A University of Michigan study finds that 48 percent of an estimated 80 million GenXers are enrolled in continuing education courses or training necessary for certifications.
More than one in every 10 are enrolled in classes to continue formal educations
Generation X is usually defined as including people born between 1965 and 1976.
The findings show that 1.8 million GenXers are studying to earn associate degrees, 1.7 million are seeking bachelor's degrees and nearly 2 million are taking courses to earn advanced degrees.
In fall 2012, 1,166 students at U-M were 35 or older, and just 90 of those students were pursuing undergraduate degrees. U-M's total student body is 43,426.
According to Miller, just more than 40 percent of GenXers have earned a bachelor's degree, with those living in cities or suburbs more likely to have a degree than those living in small towns or rural areas.
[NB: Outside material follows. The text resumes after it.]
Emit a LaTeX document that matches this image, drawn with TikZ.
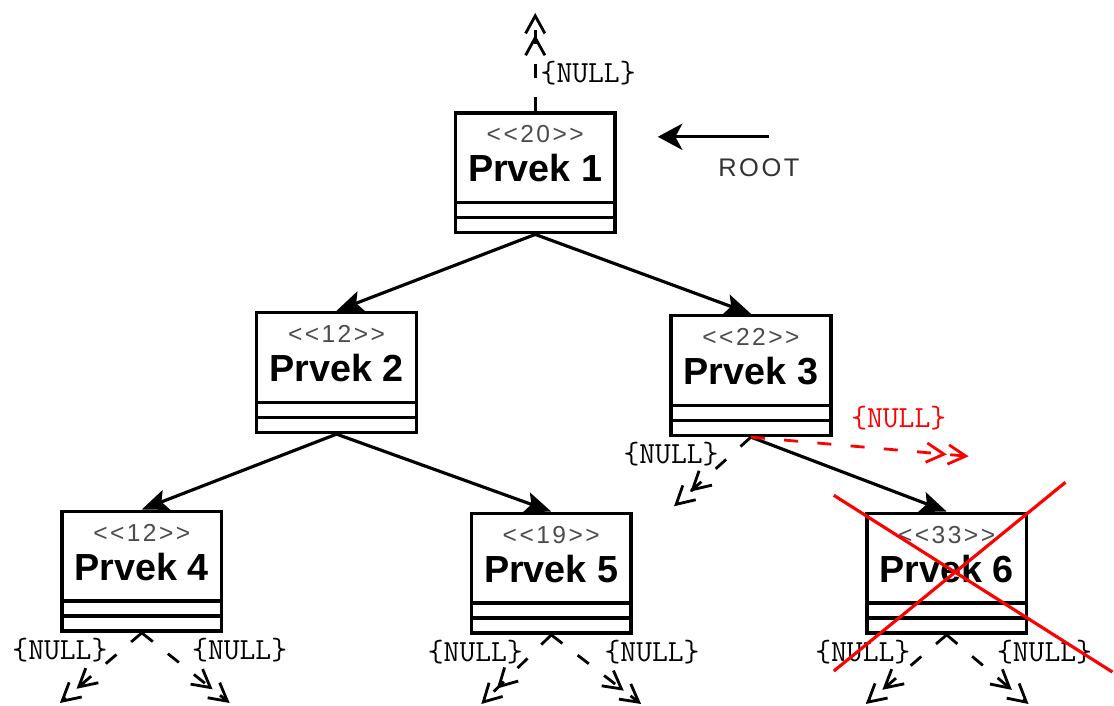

The study also found that GenXers have earned graduate and professional degrees at a higher rate than any previous generation. By 2011, two decades after finishing high school, 22 percent of those surveyed had completed at least one advanced degree.
"This is an impressive level of engagement in lifelong learning," U-M researcher Jon D. Miller said in a release. "It reflects the changing realities of a global economy, driven by science and technology."